[TOC]
- Title: Language Models Meet World Models: Embodied Experiences Enhance Language Models
- Author: Jiannan Xiang et. al.
- Publish Year: 22 May 2023
- Review Date: Fri, May 26, 2023
- url: https://arxiv.org/pdf/2305.10626v2.pdf
Summary of paper
Motivation
- LLM often struggle with simple reasoning and planning in physical environment
- the limitation arises from the fact that LMs are trained only on written text and miss essential embodied knowledge and skills.
Contribution
- we propose a new paradigm of enhancing LMs by finetuning them with world models, to gain diverse embodied knowledge while retaining their general language capabilities.
- the experiments in a virtual physical world simulation environment will be used to finetune LMs to teach diverse abilities of reasoning and acting in the physical world, e.g., planning and completing goals, object permanence and tracking etc.
- to preserve the generalisation ability of LM models, we use elastic weight consolidation (EWC) for selective weight updates, combined with low-rank adapters (LoRA) for training efficiency.
Some key terms
- limitation of current ChatGPT
- fail to track the world state. Consequently, they lack robust and comprehensive embodied knowledge necessary for reasoning and planning associated with physical environments
definition of world model
- world models areembodies simulators that emulate physical interactions in real world environments.
two ways to collect embodied experience
- goal-oriented planning and random exploration
- Specifically, goal-oriented planning aims to gather experiences associated with planning and goal-oriented agent behaviors, while random exploration focuses on accumulating experiences that involve object and world state tracking.
- In goal-oriented planning, the process will be stored as an embodied experiences.

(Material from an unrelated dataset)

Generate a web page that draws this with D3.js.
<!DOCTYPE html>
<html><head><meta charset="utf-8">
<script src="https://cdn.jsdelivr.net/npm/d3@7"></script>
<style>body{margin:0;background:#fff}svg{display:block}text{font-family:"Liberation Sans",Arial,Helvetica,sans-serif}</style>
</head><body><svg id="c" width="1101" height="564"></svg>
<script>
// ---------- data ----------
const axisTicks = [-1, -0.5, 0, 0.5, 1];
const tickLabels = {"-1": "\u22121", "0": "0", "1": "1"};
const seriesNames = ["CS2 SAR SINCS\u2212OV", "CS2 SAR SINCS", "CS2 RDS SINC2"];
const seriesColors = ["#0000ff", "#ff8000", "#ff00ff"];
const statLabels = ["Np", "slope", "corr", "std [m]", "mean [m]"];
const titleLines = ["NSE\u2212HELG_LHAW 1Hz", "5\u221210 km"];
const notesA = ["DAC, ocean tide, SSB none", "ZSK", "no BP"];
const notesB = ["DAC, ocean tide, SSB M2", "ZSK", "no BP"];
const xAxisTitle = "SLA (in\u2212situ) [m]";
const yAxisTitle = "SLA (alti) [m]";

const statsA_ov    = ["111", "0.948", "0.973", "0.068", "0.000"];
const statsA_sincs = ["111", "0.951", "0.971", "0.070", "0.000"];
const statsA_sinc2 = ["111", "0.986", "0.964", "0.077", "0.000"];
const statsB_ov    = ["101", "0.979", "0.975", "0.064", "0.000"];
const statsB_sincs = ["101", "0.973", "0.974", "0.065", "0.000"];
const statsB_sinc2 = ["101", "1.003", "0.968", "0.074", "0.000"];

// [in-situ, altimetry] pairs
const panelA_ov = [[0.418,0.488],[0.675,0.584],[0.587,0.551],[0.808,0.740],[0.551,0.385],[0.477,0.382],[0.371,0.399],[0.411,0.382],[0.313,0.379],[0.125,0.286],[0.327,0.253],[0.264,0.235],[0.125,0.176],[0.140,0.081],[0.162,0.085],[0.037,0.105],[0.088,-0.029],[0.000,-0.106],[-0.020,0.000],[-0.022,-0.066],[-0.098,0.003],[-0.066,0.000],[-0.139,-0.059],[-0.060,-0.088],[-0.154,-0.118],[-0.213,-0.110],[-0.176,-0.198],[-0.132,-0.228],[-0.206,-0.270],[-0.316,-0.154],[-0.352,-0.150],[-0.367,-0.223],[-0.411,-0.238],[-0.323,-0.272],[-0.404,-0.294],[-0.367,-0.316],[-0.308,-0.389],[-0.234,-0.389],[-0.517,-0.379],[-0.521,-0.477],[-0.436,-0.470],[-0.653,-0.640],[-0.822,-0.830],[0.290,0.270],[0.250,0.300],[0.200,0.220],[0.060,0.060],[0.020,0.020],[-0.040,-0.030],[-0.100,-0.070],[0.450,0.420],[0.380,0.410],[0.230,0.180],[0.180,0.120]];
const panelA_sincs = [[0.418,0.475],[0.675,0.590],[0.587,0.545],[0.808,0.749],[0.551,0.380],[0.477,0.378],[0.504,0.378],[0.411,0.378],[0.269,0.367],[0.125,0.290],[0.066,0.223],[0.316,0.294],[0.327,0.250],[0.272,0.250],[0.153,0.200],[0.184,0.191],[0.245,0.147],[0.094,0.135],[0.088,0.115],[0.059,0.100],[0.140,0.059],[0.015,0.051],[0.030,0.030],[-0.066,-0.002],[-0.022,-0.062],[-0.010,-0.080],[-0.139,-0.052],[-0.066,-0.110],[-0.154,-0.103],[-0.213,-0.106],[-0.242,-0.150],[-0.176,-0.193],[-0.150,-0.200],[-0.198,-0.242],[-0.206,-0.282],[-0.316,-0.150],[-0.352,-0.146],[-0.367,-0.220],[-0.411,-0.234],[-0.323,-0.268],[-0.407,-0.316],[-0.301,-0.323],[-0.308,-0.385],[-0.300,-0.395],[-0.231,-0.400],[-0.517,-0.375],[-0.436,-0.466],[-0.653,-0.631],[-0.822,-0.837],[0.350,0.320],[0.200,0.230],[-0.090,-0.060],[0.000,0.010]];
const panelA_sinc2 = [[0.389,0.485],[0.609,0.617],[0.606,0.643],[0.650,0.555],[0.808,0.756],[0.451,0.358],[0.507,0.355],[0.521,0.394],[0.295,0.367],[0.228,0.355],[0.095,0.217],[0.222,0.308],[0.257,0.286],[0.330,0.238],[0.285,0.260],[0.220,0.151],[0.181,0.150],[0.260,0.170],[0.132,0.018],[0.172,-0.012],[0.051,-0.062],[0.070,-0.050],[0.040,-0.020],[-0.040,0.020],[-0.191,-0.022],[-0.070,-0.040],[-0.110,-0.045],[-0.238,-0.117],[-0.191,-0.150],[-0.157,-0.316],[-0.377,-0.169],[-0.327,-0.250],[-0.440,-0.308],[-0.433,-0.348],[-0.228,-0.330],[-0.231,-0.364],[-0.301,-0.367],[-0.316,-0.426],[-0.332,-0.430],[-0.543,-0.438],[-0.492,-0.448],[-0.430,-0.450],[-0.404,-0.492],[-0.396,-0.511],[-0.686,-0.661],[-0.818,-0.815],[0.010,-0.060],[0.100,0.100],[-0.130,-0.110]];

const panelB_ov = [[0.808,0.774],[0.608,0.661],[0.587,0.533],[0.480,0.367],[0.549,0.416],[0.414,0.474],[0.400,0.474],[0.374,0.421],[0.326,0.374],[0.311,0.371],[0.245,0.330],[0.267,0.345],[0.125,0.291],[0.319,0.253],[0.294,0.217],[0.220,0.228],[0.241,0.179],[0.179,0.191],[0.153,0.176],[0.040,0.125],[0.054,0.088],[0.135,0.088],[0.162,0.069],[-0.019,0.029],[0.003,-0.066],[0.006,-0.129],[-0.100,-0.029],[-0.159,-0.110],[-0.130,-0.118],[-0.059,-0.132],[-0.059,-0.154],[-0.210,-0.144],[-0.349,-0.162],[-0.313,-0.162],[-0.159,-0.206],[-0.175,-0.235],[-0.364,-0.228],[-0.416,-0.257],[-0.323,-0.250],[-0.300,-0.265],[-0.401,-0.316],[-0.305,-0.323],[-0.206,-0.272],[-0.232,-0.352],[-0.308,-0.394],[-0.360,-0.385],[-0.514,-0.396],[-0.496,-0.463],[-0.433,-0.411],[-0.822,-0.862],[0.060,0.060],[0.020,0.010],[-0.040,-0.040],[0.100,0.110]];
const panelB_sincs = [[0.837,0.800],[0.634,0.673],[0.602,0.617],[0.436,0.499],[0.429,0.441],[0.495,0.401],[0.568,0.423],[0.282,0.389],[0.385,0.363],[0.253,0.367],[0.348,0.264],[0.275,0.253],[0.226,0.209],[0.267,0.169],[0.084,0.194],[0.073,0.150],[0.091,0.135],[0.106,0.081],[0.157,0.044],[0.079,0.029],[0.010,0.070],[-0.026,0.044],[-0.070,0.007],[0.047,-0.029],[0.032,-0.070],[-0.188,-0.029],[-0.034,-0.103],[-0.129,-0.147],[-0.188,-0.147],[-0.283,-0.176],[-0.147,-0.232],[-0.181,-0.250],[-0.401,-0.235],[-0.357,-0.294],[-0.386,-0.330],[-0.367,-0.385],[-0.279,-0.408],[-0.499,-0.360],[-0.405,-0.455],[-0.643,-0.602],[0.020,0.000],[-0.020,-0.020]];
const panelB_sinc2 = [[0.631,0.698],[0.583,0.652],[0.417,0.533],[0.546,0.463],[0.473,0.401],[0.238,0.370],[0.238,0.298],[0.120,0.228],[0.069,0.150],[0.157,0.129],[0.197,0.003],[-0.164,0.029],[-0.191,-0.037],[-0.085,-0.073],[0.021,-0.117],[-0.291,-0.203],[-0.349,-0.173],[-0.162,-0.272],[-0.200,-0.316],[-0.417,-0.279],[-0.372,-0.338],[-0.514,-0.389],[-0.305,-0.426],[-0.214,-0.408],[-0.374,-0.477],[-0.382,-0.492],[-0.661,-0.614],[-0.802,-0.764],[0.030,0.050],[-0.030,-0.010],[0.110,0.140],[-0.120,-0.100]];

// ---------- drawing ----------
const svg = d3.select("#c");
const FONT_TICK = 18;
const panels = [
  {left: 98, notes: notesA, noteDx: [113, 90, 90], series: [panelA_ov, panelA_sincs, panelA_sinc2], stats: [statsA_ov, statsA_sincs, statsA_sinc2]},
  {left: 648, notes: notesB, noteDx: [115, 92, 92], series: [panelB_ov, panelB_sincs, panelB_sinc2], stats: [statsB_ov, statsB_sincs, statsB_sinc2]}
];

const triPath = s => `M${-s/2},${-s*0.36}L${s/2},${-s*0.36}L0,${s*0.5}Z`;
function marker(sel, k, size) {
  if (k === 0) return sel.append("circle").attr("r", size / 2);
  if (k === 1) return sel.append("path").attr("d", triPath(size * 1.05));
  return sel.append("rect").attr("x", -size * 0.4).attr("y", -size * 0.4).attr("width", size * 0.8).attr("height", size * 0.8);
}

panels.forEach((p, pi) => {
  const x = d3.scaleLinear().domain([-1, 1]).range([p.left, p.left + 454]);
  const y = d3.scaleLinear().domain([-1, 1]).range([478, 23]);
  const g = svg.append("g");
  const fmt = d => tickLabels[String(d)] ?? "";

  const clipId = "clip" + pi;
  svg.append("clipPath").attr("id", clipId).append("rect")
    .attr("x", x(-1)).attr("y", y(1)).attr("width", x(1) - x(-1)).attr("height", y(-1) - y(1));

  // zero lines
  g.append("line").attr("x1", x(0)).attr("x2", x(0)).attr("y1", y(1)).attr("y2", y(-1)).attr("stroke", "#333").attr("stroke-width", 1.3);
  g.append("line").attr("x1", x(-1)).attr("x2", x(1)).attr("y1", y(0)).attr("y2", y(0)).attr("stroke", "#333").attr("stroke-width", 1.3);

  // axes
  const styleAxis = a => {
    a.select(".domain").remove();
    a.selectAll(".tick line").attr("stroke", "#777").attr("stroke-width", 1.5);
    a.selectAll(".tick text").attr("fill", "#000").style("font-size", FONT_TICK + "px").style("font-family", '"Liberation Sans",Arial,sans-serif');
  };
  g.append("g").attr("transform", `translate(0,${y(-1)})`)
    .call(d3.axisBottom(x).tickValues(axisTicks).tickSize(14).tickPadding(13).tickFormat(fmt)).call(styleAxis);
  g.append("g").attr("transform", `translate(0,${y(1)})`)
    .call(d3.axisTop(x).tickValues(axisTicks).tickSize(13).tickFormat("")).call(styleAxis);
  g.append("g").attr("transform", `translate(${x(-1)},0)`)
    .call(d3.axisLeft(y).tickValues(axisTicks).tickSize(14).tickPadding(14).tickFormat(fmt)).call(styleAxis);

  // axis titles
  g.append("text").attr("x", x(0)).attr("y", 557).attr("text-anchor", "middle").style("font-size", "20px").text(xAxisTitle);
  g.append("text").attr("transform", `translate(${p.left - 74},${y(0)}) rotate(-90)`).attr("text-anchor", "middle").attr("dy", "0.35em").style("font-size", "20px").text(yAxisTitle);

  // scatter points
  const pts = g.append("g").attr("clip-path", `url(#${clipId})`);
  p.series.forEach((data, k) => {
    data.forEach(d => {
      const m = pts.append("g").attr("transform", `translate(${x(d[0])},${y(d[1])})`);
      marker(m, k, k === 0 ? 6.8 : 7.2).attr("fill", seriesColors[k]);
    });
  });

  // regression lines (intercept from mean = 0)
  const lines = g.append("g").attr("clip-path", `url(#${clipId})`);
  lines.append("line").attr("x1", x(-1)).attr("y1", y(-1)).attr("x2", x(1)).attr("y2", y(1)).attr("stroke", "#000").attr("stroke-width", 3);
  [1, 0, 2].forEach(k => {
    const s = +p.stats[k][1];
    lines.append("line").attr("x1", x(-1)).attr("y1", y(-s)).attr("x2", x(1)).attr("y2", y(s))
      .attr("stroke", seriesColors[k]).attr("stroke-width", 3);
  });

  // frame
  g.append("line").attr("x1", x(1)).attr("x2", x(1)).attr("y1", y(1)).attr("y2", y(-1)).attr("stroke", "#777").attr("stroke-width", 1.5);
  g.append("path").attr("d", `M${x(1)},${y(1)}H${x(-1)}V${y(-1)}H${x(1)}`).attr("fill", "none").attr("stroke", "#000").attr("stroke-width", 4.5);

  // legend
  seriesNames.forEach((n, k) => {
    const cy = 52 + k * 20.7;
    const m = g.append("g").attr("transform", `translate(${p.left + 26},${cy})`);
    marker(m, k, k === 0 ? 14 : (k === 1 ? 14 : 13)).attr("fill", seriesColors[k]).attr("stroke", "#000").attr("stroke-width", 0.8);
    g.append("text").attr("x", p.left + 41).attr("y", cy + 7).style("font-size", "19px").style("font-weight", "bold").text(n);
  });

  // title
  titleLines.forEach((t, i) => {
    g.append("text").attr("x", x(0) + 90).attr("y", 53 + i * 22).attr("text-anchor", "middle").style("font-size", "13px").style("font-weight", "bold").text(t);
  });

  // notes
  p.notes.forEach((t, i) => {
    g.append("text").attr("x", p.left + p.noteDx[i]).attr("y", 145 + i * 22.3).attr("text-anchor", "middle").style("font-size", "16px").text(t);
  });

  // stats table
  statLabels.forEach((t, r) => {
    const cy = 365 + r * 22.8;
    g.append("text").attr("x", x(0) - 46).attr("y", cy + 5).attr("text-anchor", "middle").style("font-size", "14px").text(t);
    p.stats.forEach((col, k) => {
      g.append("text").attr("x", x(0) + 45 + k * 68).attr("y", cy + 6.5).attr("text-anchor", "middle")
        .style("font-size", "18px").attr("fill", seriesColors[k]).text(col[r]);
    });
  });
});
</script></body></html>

after gathering the embodied experiments
- we will use them to construct a set of fine-tuning tasks (e.g., plan generation, activity recognition, and tracking)
definition of EWC
- check https://arxiv.org/pdf/1612.00796.pdf
- We show that EWC is substantially more effective than the popular KL regularization
Low-Rank Adaptation (LoRA)
Conclusion & Limitations
- the present work is limited to a household environment as a single world model. In the future, we intend to study how to integrate embodied experiences from different work models and generalise knowledge learned from one world model to different domain.
Potential future work
- this paper present a good way of finetuning LLMs to fit to planning problems.